I’m such an airy-fairy person, that’s just my character – yet I’m also a really deep thinker. I’ve always been interested in Philosophy, even outside of academia so I thought, why not study it? I knew I wanted to study something I would enjoy so it doesn’t feel like a chore or that I have to do it.
I practise Buddism as well and have done for four years now. I can actually pinpoint a specific time which made me change my direction in life. In high school there was a guy sat in my seat on the school bus, and I knocked his Food Tech stuff off the seat so I could sit down. I realised that wasn’t a nice thing to do and that I didn’t want to be that person. I didn’t want to live my life doing things for no reason or that negatively affect other people. I wanted positivity around me, and to be a nice person. I’d always been interested in Buddism and the philosophy of it, so I started practising it.

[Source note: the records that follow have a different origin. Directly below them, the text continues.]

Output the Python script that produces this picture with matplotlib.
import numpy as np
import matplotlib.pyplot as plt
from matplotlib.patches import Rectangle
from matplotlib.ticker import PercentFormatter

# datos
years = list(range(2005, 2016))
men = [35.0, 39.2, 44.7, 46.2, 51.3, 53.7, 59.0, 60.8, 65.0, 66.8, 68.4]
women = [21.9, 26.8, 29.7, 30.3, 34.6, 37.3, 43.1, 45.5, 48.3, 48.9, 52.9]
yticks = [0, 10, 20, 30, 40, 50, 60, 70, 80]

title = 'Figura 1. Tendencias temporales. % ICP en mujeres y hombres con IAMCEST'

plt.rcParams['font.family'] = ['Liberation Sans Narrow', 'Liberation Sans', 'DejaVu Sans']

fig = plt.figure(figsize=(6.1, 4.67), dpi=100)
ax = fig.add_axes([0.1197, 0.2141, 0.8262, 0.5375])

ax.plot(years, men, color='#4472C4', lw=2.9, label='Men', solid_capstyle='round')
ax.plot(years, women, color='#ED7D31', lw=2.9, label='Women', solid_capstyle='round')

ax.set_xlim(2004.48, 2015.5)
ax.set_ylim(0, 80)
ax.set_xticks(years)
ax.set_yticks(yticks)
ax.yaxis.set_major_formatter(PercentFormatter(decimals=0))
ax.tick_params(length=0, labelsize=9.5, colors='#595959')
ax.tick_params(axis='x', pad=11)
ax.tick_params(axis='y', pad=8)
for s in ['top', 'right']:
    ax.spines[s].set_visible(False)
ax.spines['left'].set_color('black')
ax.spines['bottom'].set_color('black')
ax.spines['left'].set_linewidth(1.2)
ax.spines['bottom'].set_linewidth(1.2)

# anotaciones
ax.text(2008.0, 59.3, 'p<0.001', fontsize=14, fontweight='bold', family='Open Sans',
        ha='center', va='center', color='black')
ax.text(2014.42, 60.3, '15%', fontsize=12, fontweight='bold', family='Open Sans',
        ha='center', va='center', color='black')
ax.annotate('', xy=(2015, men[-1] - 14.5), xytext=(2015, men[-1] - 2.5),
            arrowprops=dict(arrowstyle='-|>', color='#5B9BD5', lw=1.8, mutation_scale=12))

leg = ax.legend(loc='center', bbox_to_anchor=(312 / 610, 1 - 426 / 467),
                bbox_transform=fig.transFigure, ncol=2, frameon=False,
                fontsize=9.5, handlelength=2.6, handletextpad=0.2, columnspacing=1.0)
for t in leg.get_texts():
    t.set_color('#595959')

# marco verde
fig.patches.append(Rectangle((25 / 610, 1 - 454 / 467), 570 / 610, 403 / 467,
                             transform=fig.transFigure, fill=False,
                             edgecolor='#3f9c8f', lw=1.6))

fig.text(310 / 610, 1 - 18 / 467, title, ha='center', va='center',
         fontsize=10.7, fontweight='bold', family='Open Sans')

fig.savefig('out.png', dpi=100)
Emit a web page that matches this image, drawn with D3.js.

Looking back I can see how it’s changed my life. Everything I do, I do it because it’s going to positively influence me or someone else. I’m a completely different person to what I was in high school. That one thing that I did has literally moulded my life.
Despite changing my outlook on life, before I started uni I had an existential crisis. I thought to myself: I don’t know what I want to do; I don’t know who I am; I don’t know what I’m interested in, or whether I’m only interested because that’s what society has told me to be interested in. And that was a really big thing. I eventually found myself and I realised who I am and that I like to read books and go out with people – but not too much!
I’ve never met anyone else that practises Buddism, but me and my best friend at uni are literally the same person! The same things annoy us and the same things interest us. She studies Law and Politics, and I study Philosophy so they couldn’t be any further from each other. But at the same time, what I bring to her life and what she brings to mine is really helpful and inspiring.
The thing that was the deciding factor for me coming to uni here was the module Death, God and the Meaning of Life. I saw it and I knew that I had to come here. And also Campus Cat! I love cats and he’s like the mascot for the uni. It took my nine months to actually see him on campus, but then I saw him and gave him a stroke – it made my day!